Jameson Taillon, Josh Bell, Chad Kuhl and Adam Frazier step forward, with Bell a finalist for the NL Rookie of the Year Award. Tyler Glasnow cracks the rotation and flashes his potential. Francisco Cervelli stays healthy, puts up another .370 OBP and steals strikes behind the plate.
Set up by a deep bullpen, Tony Watson shows he's closer material. Rather than trading players like McCutchen and Watson at the deadline, the Bucs are in position -- and get the green light from ownership -- to add to their roster.
In a perfect season, even things the Pirates can't control break their way. The Cubs finally deal with injuries in their rotation and at least hang back near the rest of the NL Central pack. The Cardinals' offseason additions aren't enough and they miss the postseason again.

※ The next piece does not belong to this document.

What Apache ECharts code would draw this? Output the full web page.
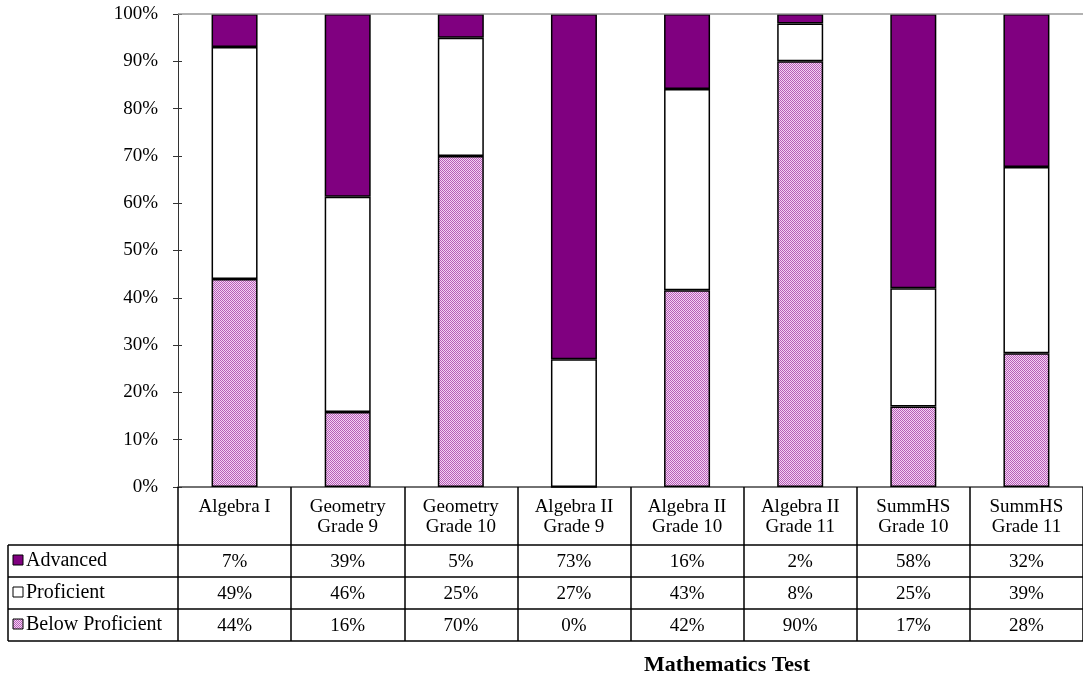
<!DOCTYPE html>
<html>
<head>
<meta charset="utf-8">
<script src="https://cdn.jsdelivr.net/npm/echarts@6/dist/echarts.min.js"></script>
<style>
  html, body { margin: 0; padding: 0; background: #fff; }
  #chart { width: 1083px; height: 675px; }
</style>
</head>
<body>
<div id="chart"></div>
<script>
// categories and values (percent)
var categories = ['Algebra I', 'Geometry\nGrade 9', 'Geometry\nGrade 10', 'Algebra II\nGrade 9',
                  'Algebra II\nGrade 10', 'Algebra II\nGrade 11', 'SummHS\nGrade 10', 'SummHS\nGrade 11'];
var seriesNames = ['Advanced', 'Proficient', 'Below Proficient'];
var advanced = [7, 39, 5, 73, 16, 2, 58, 32];
var proficient = [49, 46, 25, 27, 43, 8, 25, 39];
var belowProficient = [44, 16, 70, 0, 42, 90, 17, 28];
var yTicks = [0, 10, 20, 30, 40, 50, 60, 70, 80, 90, 100];

var FONT = "'Liberation Serif', 'Times New Roman', serif";
var FS = 19;

// 100% stacked: each bar is scaled to its column total
var totals = advanced.map(function (v, i) { return v + proficient[i] + belowProficient[i]; });
function share(arr) {
    return arr.map(function (v, i) { return v / totals[i] * 100; });
}

// dithered pink fill like the original
function makePattern() {
    var c = document.createElement('canvas');
    c.width = 4; c.height = 4;
    var ctx = c.getContext('2d');
    ctx.fillStyle = '#f4d2f4';
    ctx.fillRect(0, 0, 4, 4);
    ctx.fillStyle = '#b760b7';
    for (var i = 0; i < 4; i++) {
        ctx.fillRect(i, i, 1, 1);
        ctx.fillRect((i + 2) % 4, i, 1, 1);
    }
    return c;
}
var pinkFill = { image: makePattern(), repeat: 'repeat' };
var colors = ['#800080', '#ffffff', pinkFill];

var mychart = echarts.init(document.getElementById('chart'));

var barStyle = function (color) {
    return { color: color, borderColor: '#000', borderWidth: 1.5 };
};

var yBase = {
    type: 'value',
    min: yTicks[0],
    max: yTicks[yTicks.length - 1],
    interval: 10,
    splitLine: { show: false }
};

var option = {
    animation: false,
    grid: { left: 178, right: 0, top: 14, bottom: 188 },
    xAxis: {
        type: 'category',
        data: categories,
        axisLine: { lineStyle: { color: '#444', width: 1.5 } },
        axisTick: { show: true, inside: false, length: 154, lineStyle: { color: '#000', width: 1.5 } },
        axisLabel: { color: '#000', fontFamily: FONT, fontSize: FS, lineHeight: 20, margin: 10, interval: 0 }
    },
    yAxis: [
        Object.assign({}, yBase, {
            axisLine: { show: true, lineStyle: { color: '#333' } },
            axisTick: { show: true, length: 5, lineStyle: { color: '#333' } },
            axisLabel: { color: '#000', fontFamily: FONT, fontSize: FS, margin: 20, padding: [4, 0, 0, 0], formatter: '{value}%' }
        }),
        // second axis on the same spot, only for the inner half of the crossing ticks
        Object.assign({}, yBase, {
            position: 'left',
            axisLine: { show: false },
            axisTick: { show: true, inside: true, length: 4, lineStyle: { color: '#333' } },
            axisLabel: { show: false }
        })
    ],
    series: [
        {
            name: seriesNames[2], type: 'bar', stack: 'total', barWidth: 46,
            data: share(belowProficient), itemStyle: barStyle(colors[2])
        },
        {
            name: seriesNames[1], type: 'bar', stack: 'total', barWidth: 46,
            data: share(proficient), itemStyle: barStyle(colors[1])
        },
        {
            name: seriesNames[0], type: 'bar', stack: 'total', barWidth: 46,
            data: share(advanced), itemStyle: barStyle(colors[0]),
            markLine: {
                silent: true, symbol: 'none', label: { show: false },
                lineStyle: { color: '#999', type: 'solid', width: 1.5 },
                data: [{ yAxis: 100 }]
            }
        }
    ]
};
mychart.setOption(option);

// data table under the axis
var rows = [advanced, proficient, belowProficient];
var rowTop = [545, 577, 609];
var rowH = 32;
var tableLeft = 8, tableRight = 1083;
var els = [];
var lineStyle = { stroke: '#000', lineWidth: 1.5 };
for (var r = 0; r <= rows.length; r++) {
    var y = 545 + r * rowH;
    els.push({ type: 'line', shape: { x1: tableLeft, y1: y, x2: tableRight, y2: y }, style: lineStyle });
}
els.push({ type: 'line', shape: { x1: tableLeft, y1: 545, x2: tableLeft, y2: 545 + 3 * rowH }, style: lineStyle });
rows.forEach(function (vals, r) {
    var cy = rowTop[r] + rowH / 2;
    els.push({
        type: 'rect', shape: { x: 13, y: cy - 6, width: 10, height: 10 },
        style: { fill: colors[r], stroke: '#000', lineWidth: 1 }
    });
    els.push({
        type: 'text', x: 26, y: cy,
        style: { text: seriesNames[r], font: '20px ' + FONT, fill: '#000', verticalAlign: 'middle' }
    });
    vals.forEach(function (v, i) {
        var cx = mychart.convertToPixel({ xAxisIndex: 0 }, i);
        els.push({
            type: 'text', x: cx, y: cy + 1,
            style: { text: v + '%', font: FS + 'px ' + FONT, fill: '#000', align: 'center', verticalAlign: 'middle' }
        });
    });
});
els.push({
    type: 'text', x: 727, y: 665,
    style: { text: 'Mathematics Test', font: 'bold 22px ' + FONT, fill: '#000', align: 'center', verticalAlign: 'middle' }
});
mychart.setOption({ graphic: { elements: els } });
</script>
</body>
</html>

Is all of that going to happen? Probably not, almost certainly not all at once. But it's within the realm of possibility. And what better time than Spring Training, the start of a new year, to dream about a perfect season?
"A perfect season is staying healthy, our young players growing and developing, our young veterans growing and developing," Huntington said. "Doing what we need to do. Having young players in our system come up and help us win. Our fans falling in love with this team again.
"There's a ton of different ways that can go, but the most simplistic answer is we win the World Series."